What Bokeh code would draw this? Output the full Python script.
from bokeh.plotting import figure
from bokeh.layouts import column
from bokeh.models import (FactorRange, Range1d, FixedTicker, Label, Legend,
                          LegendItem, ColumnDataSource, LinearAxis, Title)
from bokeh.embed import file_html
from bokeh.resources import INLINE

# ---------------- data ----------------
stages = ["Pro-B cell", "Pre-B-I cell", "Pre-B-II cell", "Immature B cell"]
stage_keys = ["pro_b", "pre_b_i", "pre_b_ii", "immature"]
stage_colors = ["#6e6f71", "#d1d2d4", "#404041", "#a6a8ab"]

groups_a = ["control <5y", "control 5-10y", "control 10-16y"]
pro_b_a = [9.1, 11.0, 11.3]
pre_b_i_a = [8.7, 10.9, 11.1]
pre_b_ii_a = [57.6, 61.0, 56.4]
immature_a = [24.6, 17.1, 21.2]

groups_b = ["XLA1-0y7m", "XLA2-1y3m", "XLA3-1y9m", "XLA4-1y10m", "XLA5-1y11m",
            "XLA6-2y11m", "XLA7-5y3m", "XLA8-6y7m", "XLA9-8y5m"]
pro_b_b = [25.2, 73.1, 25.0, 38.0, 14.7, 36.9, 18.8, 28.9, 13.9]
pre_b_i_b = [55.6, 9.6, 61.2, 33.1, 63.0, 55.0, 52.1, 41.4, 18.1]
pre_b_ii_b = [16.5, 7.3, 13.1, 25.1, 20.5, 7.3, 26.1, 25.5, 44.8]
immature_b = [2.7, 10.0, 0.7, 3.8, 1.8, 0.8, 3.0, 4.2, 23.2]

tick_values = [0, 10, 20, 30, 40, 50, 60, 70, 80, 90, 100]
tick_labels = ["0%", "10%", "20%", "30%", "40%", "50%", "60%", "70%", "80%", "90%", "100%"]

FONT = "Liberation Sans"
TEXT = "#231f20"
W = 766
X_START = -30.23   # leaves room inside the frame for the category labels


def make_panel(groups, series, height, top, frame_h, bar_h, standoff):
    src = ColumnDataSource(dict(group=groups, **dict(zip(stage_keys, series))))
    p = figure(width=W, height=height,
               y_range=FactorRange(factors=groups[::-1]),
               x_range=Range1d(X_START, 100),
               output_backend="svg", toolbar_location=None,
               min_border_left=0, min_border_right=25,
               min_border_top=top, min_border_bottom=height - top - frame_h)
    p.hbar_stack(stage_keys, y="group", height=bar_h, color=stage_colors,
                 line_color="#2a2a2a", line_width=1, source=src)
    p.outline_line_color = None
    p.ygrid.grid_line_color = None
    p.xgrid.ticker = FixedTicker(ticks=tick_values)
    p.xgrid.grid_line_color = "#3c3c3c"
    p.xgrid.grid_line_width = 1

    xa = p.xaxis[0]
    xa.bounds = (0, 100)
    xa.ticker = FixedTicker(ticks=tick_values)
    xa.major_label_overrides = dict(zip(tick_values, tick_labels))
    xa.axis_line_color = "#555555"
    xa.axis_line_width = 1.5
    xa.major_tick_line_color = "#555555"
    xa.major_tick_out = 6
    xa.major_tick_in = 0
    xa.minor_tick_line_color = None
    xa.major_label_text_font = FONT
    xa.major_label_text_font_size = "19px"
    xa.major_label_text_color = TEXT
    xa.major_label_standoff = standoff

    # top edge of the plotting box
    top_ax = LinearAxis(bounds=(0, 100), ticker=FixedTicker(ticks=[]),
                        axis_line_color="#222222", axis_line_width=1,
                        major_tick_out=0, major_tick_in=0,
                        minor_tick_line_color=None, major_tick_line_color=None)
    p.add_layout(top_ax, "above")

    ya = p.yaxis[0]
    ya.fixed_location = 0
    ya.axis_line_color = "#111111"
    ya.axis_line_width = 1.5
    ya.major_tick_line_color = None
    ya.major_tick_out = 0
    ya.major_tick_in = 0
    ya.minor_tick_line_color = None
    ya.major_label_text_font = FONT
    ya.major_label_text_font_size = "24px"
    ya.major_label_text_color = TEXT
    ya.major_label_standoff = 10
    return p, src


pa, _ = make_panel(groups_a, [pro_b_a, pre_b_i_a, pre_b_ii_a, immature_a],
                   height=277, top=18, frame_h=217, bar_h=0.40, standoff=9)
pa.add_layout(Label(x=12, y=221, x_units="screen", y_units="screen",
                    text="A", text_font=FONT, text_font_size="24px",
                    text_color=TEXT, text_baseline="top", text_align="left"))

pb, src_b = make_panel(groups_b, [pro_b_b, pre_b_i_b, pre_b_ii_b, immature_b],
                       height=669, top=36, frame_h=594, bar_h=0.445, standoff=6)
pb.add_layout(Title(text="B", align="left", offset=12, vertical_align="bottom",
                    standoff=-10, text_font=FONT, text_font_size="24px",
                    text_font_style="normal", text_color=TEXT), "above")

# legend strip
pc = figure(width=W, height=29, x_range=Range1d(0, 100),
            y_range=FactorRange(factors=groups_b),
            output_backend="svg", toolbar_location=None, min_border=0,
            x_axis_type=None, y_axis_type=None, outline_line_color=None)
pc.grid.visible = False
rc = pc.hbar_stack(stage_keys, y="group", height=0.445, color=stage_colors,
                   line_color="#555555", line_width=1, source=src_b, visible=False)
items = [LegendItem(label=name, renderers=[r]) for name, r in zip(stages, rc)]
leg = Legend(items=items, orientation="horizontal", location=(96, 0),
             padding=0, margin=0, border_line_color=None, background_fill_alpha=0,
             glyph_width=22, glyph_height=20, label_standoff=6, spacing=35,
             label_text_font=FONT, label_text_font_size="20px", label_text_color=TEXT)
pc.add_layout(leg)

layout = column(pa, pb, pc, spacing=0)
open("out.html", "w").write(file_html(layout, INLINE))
================
**Exercise goal**
Only the lines from the beginning of the material to the line containing "from bokeh.resources import INLINE" should be echoed, verbatim and in full.

**Result for this task**
What Bokeh code would draw this? Output the full Python script.
from bokeh.plotting import figure
from bokeh.layouts import column
from bokeh.models import (FactorRange, Range1d, FixedTicker, Label, Legend,
                          LegendItem, ColumnDataSource, LinearAxis, Title)
from bokeh.embed import file_html
from bokeh.resources import INLINE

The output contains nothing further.